The class also holds a HashMap<Route, ArrayList>. This is updated when Core.parseStops() is called during App:initialize(). It holds all routes in which this route connects to and which stop(s) connect them.
Stop
This class represents an MBTA stop. It holds the name and ID of the stop as well as the route that it is on. Similarly, to the route class, it was limited to information that was needed for this program but can be extended in the Wrapper class. If a stop is found twice, it is considered a connecting stop because it is on two routes. Each route will have a separate instance of the stop. Each stop instance will have the same name and ID, but different route IDs.
Question 1
Write a program that retrieves data representing all, what we'll call > "subway" routes: "Light Rail" (type 0) and “Heavy Rail” (type 1). The > program should list their “long names” on the console. Partial example of long name output: Red Line, Blue Line, Orange Line... There are two ways to filter results for subway-only routes. Think about the > two options below and choose:
- Download all results from https://api-v3.mbta.com/routes then filter locally
- Rely on the server API (i.e., https://api-v3.mbta.com/routes?filter[type]=0,1) to filter before results are received Please document your decision and your reasons for it.

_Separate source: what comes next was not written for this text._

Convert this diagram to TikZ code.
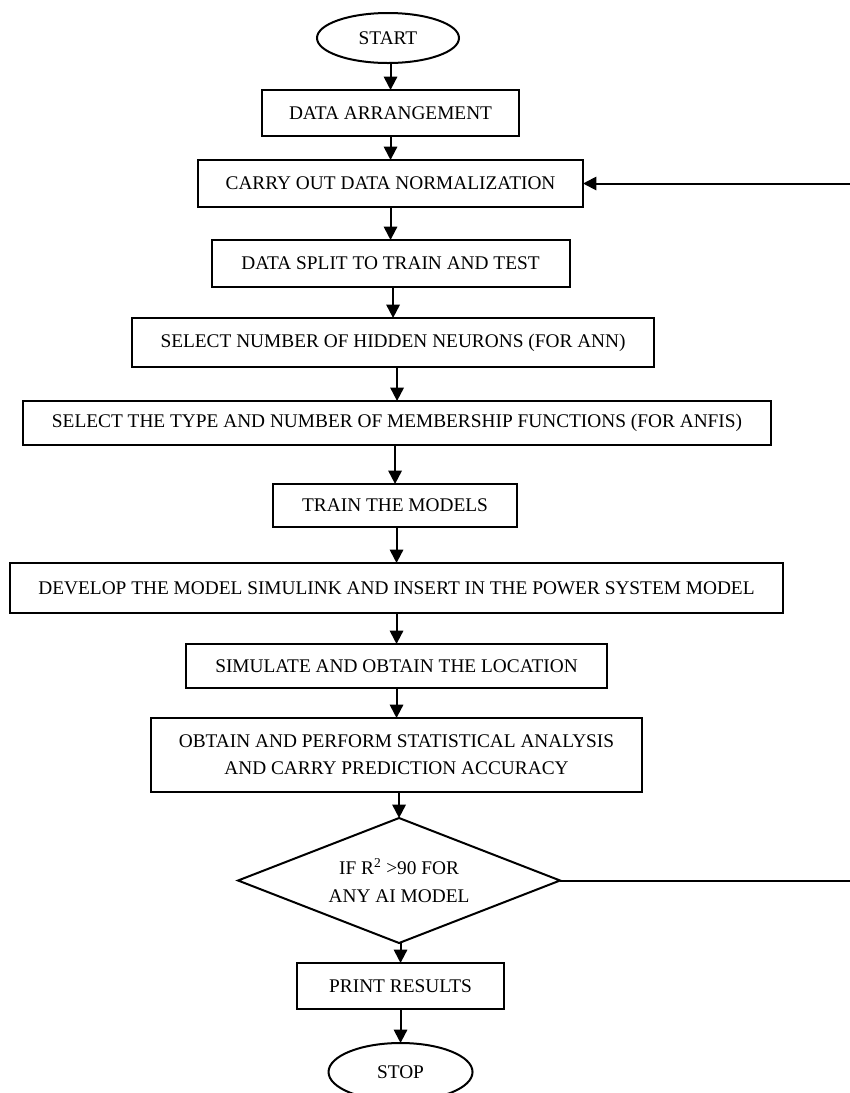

The first command line option allows the user to see a list of all Light and Heavy Routes on the MBTA. I decided to go with the second option of having the API filter the results. The reason for this was efficiency. If I chose the first option, I would have to download and parse a much larger amount of data and then add in an additional step filtering out only the correct types. By relying on the server to filter, I limit the amount of data transfered and reduce the computation time.
Question 2
Extend your program so it displays the following additional information.
- The name of the subway route with the most stops as well as a count of its stops.
- The name of the subway route with the fewest stops as well as a count of its stops.
- A list of the stops that connect two or more subway routes along with the relevant route names for each of those stops.
The second question mostly relies on analyzing the data that was received within the first question. This required some refactoring to ensure that the correct information was saved and easily accessible after being received from the API.
2.1/2.2
Since every stop is saved within a 2d array in the Core, the methods for these questions simply loop through the outer array comparing each of the sizes for the inner arrays determining which is the largest and the smallest.
2.3
As with the first two parts, most of the functionality for this question is set up during initialization. As stops are being parsed, their stop ID is added to a Hashmap. If their ID already exists in the map, the stop, and both routes are updated to hold information about the connection. When the user asks to see this information, the program simply prints out the information saved within the Hashmap.
Question 3
Extend your program again such that the user can provide any two stops on the subway routes you listed for question 1. List a rail route you could travel to get from one stop to the other. We will not evaluate your solution based upon the efficiency or cleverness of your route-finding solution. Pick a simple solution that answers the question. We will want you to understand and be able to explain how your algorithm performs.
This problem relied on the connecting stop functionality. Using the connectingStops hashmap contained within each Route object, the program determines if the two given stops are on the same route or routes that are connected. If they are not, the program loops through each Route's connections until it find another route(s) that both given routes connect to.